▶ **SUPPLIED DATA**:
# # # # #

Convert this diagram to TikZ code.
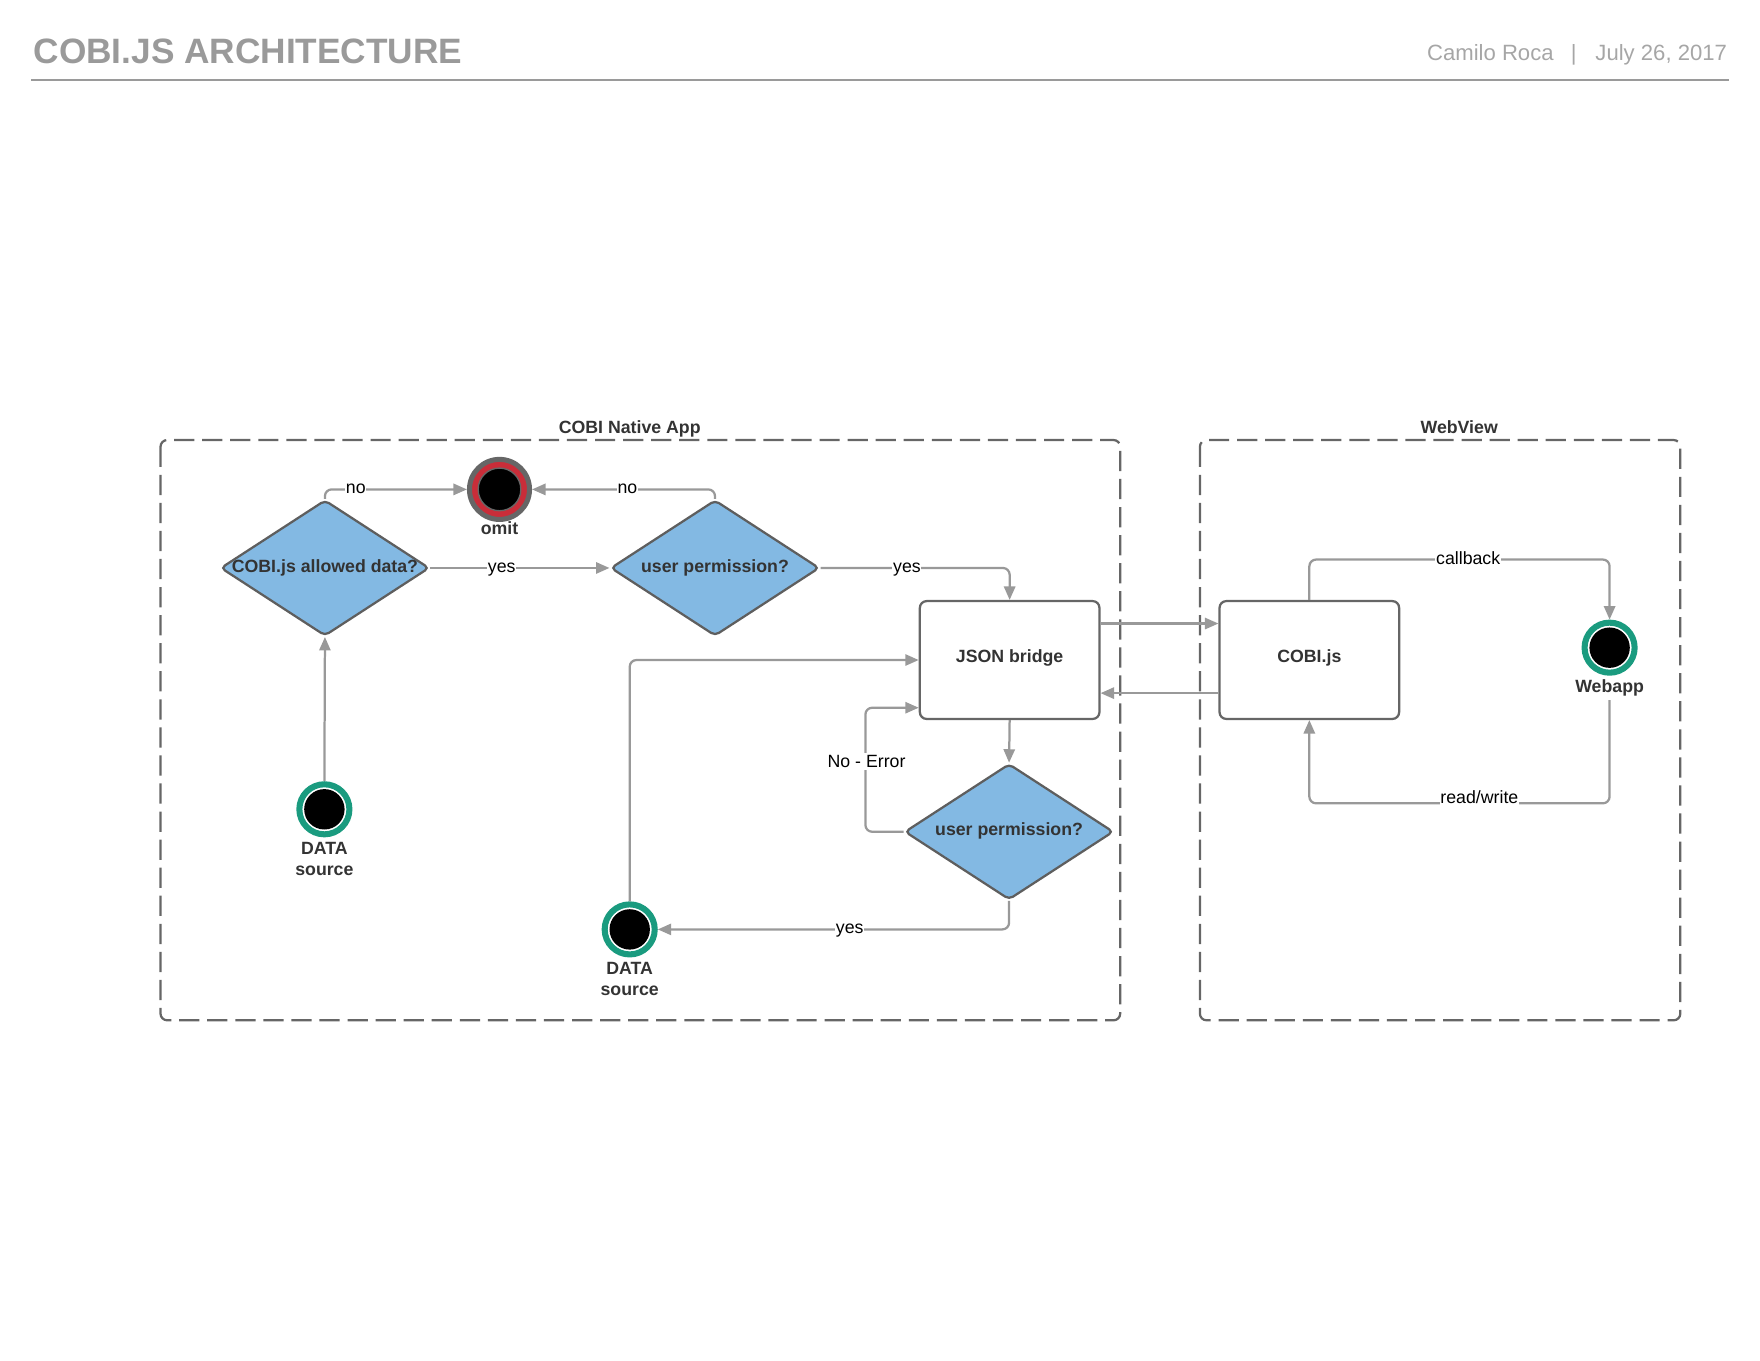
\documentclass[tikz,border=0pt]{standalone}
\usepackage{fontspec}
\setmainfont{Liberation Sans}
\usetikzlibrary{shapes.geometric,arrows.meta,calc}
\definecolor{cgray}{HTML}{999999}
\definecolor{hgray}{HTML}{9A9A9A}
\definecolor{hlight}{HTML}{A6A6A6}
\definecolor{bborder}{HTML}{666666}
\definecolor{dborder}{HTML}{5E5E5E}
\definecolor{dfill}{HTML}{83B9E3}
\definecolor{tealc}{HTML}{1A9B7F}
\definecolor{redc}{HTML}{C92D39}
\definecolor{txt}{HTML}{333333}
\begin{document}
\begin{tikzpicture}[x=0.5pt,y=-0.5pt,
  conn/.style={draw=cgray, line width=1pt, rounded corners=3pt, -{Triangle[length=6pt,width=5pt]}},
  dia/.style={diamond, draw=dborder, fill=dfill, line width=1pt, minimum width=93pt, minimum height=60.5pt, inner sep=0pt, rounded corners=2pt},
  box/.style={rectangle, draw=bborder, fill=white, line width=1pt, minimum width=80pt, minimum height=52.5pt, inner sep=0pt, rounded corners=3pt},
  grp/.style={draw=bborder, line width=1pt, dash pattern=on 9pt off 3.5pt, rounded corners=3pt},
  btext/.style={font=\fontsize{7.9pt}{9.5pt}\selectfont\bfseries, text=txt, inner sep=0pt, anchor=base},
  ltext/.style={font=\fontsize{7.9pt}{9.5pt}\selectfont, text=black, fill=white, inner xsep=0.3pt, inner ysep=1pt, anchor=base},
  term/.style={circle, draw=tealc, line width=2.7pt, fill=white, minimum size=22.3pt, inner sep=0pt},
  omitc/.style={circle, draw=bborder, line width=2.25pt, fill=redc, minimum size=26.75pt, inner sep=0pt}
]
\useasboundingbox (0,0) rectangle (1568,1212);

% header
\node[font=\fontsize{15.7pt}{18pt}\selectfont\bfseries, text=hgray, anchor=base west, inner sep=0pt] (title) at (29.5,56.4) {COBI.JS ARCHITECTURE};
\node[font=\fontsize{9.85pt}{12pt}\selectfont, text=hlight, anchor=base west, inner sep=0pt] (author) at (1271,54) {Camilo Roca};
\node[font=\fontsize{9.85pt}{12pt}\selectfont, text=hlight, anchor=base, inner sep=0pt] (sep) at (1402,54) {|};
\node[font=\fontsize{9.85pt}{12pt}\selectfont, text=hlight, anchor=base east, inner sep=0pt] (date) at (1539,54) {July 26, 2017};
\draw[draw=hgray, line width=0.9pt] (28,71.3) -- (1540,71.3);

% groups
\draw[grp] (143,392) rectangle (998,909);
\draw[grp] (1069,392) rectangle (1497,909);
\node[btext] (gnative) at (561,386.6) {COBI Native App};
\node[btext] (gweb) at (1300,386.6) {WebView};

% nodes
\node[dia] (d1) at (289.5,506) {};
\node[btext] (t1) at (289.5,509.6) {COBI.js allowed data?};
\node[dia] (d2) at (637,506) {};
\node[btext] (t2) at (637,509.6) {user permission?};
\node[dia] (d3) at (899,741) {};
\node[btext] (t3) at (899,744.6) {user permission?};

\node[box] (json) at (899.5,588) {};
\node[btext] (tjson) at (899.5,590.6) {JSON bridge};
\node[box] (cobi) at (1166.5,588) {};
\node[btext] (tcobi) at (1166.5,590.6) {COBI.js};

\node[omitc] (omit) at (445,436) {};
\fill[black, draw=bborder, line width=0.6pt] (omit.center) circle (9.5pt);
\node[btext] (lomit) at (445,476) {omit};

\node[term] (ds1) at (289,721) {};
\fill[black] (ds1.center) circle (9pt);
\node[btext] (lds1a) at (289,761) {DATA};
\node[btext] (lds1b) at (289,780) {source};

\node[term] (ds2) at (561,828) {};
\fill[black] (ds2.center) circle (9pt);
\node[btext] (lds2a) at (561,868) {DATA};
\node[btext] (lds2b) at (561,887) {source};

\node[term] (web) at (1434,577) {};
\fill[black] (web.center) circle (9pt);
\node[btext] (lweb) at (1434,617) {Webapp};

% connectors
\draw[conn] (ds1.north) -- (d1.south);
\draw[conn] (d1.north) |- (omit.west);
\draw[conn] (d2.north) |- (omit.east);
\draw[conn] (d1.east) -- (d2.west);
\draw[conn] (d2.east) -| (json.north);
\draw[conn] (json.south) -- (d3.north);
\draw[conn] (d3.south) |- (ds2.east);
\draw[conn] (d3.west) -- ++(-34,0) |- ($(json.south west)+(0,-11)$);
\draw[conn] (ds2.north) |- (json.west);
\draw[conn] ($(json.north east)+(0,21)$) -- ($(cobi.north west)+(0,21)$);
\draw[conn] ($(cobi.south west)+(0,-24)$) -- ($(json.south east)+(0,-24)$);
\draw[conn] (cobi.north) -- ++(0,-36) -| (web.north);
\draw[conn] ([yshift=-1.5pt]lweb.south) -- ++(0,92) -| (cobi.south);

% connector labels
\node[ltext] (lno1) at (317,440) {no};
\node[ltext] (lno2) at (559,440) {no};
\node[ltext] (lyes1) at (447,510) {yes};
\node[ltext] (lyes2) at (808,510) {yes};
\node[ltext] (lyes3) at (757,832) {yes};
\node[ltext] (lerr) at (772,683.5) {No - Error};
\node[ltext] (lcb) at (1308,503) {callback};
\node[ltext] (lrw) at (1318,716) {read/write};
\end{tikzpicture}
\end{document}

# # # # #

▶ **DO THIS**:
Transcribe the full listing character for character. Pictures are excluded.

▶ **REPLY TO THE TASK**:
Convert this diagram to TikZ code.
\documentclass[tikz,border=0pt]{standalone}
\usepackage{fontspec}
\setmainfont{Liberation Sans}
\usetikzlibrary{shapes.geometric,arrows.meta,calc}
\definecolor{cgray}{HTML}{999999}
\definecolor{hgray}{HTML}{9A9A9A}
\definecolor{hlight}{HTML}{A6A6A6}
\definecolor{bborder}{HTML}{666666}
\definecolor{dborder}{HTML}{5E5E5E}
\definecolor{dfill}{HTML}{83B9E3}
\definecolor{tealc}{HTML}{1A9B7F}
\definecolor{redc}{HTML}{C92D39}
\definecolor{txt}{HTML}{333333}
\begin{document}
\begin{tikzpicture}[x=0.5pt,y=-0.5pt,
  conn/.style={draw=cgray, line width=1pt, rounded corners=3pt, -{Triangle[length=6pt,width=5pt]}},
  dia/.style={diamond, draw=dborder, fill=dfill, line width=1pt, minimum width=93pt, minimum height=60.5pt, inner sep=0pt, rounded corners=2pt},
  box/.style={rectangle, draw=bborder, fill=white, line width=1pt, minimum width=80pt, minimum height=52.5pt, inner sep=0pt, rounded corners=3pt},
  grp/.style={draw=bborder, line width=1pt, dash pattern=on 9pt off 3.5pt, rounded corners=3pt},
  btext/.style={font=\fontsize{7.9pt}{9.5pt}\selectfont\bfseries, text=txt, inner sep=0pt, anchor=base},
  ltext/.style={font=\fontsize{7.9pt}{9.5pt}\selectfont, text=black, fill=white, inner xsep=0.3pt, inner ysep=1pt, anchor=base},
  term/.style={circle, draw=tealc, line width=2.7pt, fill=white, minimum size=22.3pt, inner sep=0pt},
  omitc/.style={circle, draw=bborder, line width=2.25pt, fill=redc, minimum size=26.75pt, inner sep=0pt}
]
\useasboundingbox (0,0) rectangle (1568,1212);

% header
\node[font=\fontsize{15.7pt}{18pt}\selectfont\bfseries, text=hgray, anchor=base west, inner sep=0pt] (title) at (29.5,56.4) {COBI.JS ARCHITECTURE};
\node[font=\fontsize{9.85pt}{12pt}\selectfont, text=hlight, anchor=base west, inner sep=0pt] (author) at (1271,54) {Camilo Roca};
\node[font=\fontsize{9.85pt}{12pt}\selectfont, text=hlight, anchor=base, inner sep=0pt] (sep) at (1402,54) {|};
\node[font=\fontsize{9.85pt}{12pt}\selectfont, text=hlight, anchor=base east, inner sep=0pt] (date) at (1539,54) {July 26, 2017};
\draw[draw=hgray, line width=0.9pt] (28,71.3) -- (1540,71.3);

% groups
\draw[grp] (143,392) rectangle (998,909);
\draw[grp] (1069,392) rectangle (1497,909);
\node[btext] (gnative) at (561,386.6) {COBI Native App};
\node[btext] (gweb) at (1300,386.6) {WebView};

% nodes
\node[dia] (d1) at (289.5,506) {};
\node[btext] (t1) at (289.5,509.6) {COBI.js allowed data?};
\node[dia] (d2) at (637,506) {};
\node[btext] (t2) at (637,509.6) {user permission?};
\node[dia] (d3) at (899,741) {};
\node[btext] (t3) at (899,744.6) {user permission?};

\node[box] (json) at (899.5,588) {};
\node[btext] (tjson) at (899.5,590.6) {JSON bridge};
\node[box] (cobi) at (1166.5,588) {};
\node[btext] (tcobi) at (1166.5,590.6) {COBI.js};

\node[omitc] (omit) at (445,436) {};
\fill[black, draw=bborder, line width=0.6pt] (omit.center) circle (9.5pt);
\node[btext] (lomit) at (445,476) {omit};

\node[term] (ds1) at (289,721) {};
\fill[black] (ds1.center) circle (9pt);
\node[btext] (lds1a) at (289,761) {DATA};
\node[btext] (lds1b) at (289,780) {source};

\node[term] (ds2) at (561,828) {};
\fill[black] (ds2.center) circle (9pt);
\node[btext] (lds2a) at (561,868) {DATA};
\node[btext] (lds2b) at (561,887) {source};

\node[term] (web) at (1434,577) {};
\fill[black] (web.center) circle (9pt);
\node[btext] (lweb) at (1434,617) {Webapp};

% connectors
\draw[conn] (ds1.north) -- (d1.south);
\draw[conn] (d1.north) |- (omit.west);
\draw[conn] (d2.north) |- (omit.east);
\draw[conn] (d1.east) -- (d2.west);
\draw[conn] (d2.east) -| (json.north);
\draw[conn] (json.south) -- (d3.north);
\draw[conn] (d3.south) |- (ds2.east);
\draw[conn] (d3.west) -- ++(-34,0) |- ($(json.south west)+(0,-11)$);
\draw[conn] (ds2.north) |- (json.west);
\draw[conn] ($(json.north east)+(0,21)$) -- ($(cobi.north west)+(0,21)$);
\draw[conn] ($(cobi.south west)+(0,-24)$) -- ($(json.south east)+(0,-24)$);
\draw[conn] (cobi.north) -- ++(0,-36) -| (web.north);
\draw[conn] ([yshift=-1.5pt]lweb.south) -- ++(0,92) -| (cobi.south);

% connector labels
\node[ltext] (lno1) at (317,440) {no};
\node[ltext] (lno2) at (559,440) {no};
\node[ltext] (lyes1) at (447,510) {yes};
\node[ltext] (lyes2) at (808,510) {yes};
\node[ltext] (lyes3) at (757,832) {yes};
\node[ltext] (lerr) at (772,683.5) {No - Error};
\node[ltext] (lcb) at (1308,503) {callback};
\node[ltext] (lrw) at (1318,716) {read/write};
\end{tikzpicture}
\end{document}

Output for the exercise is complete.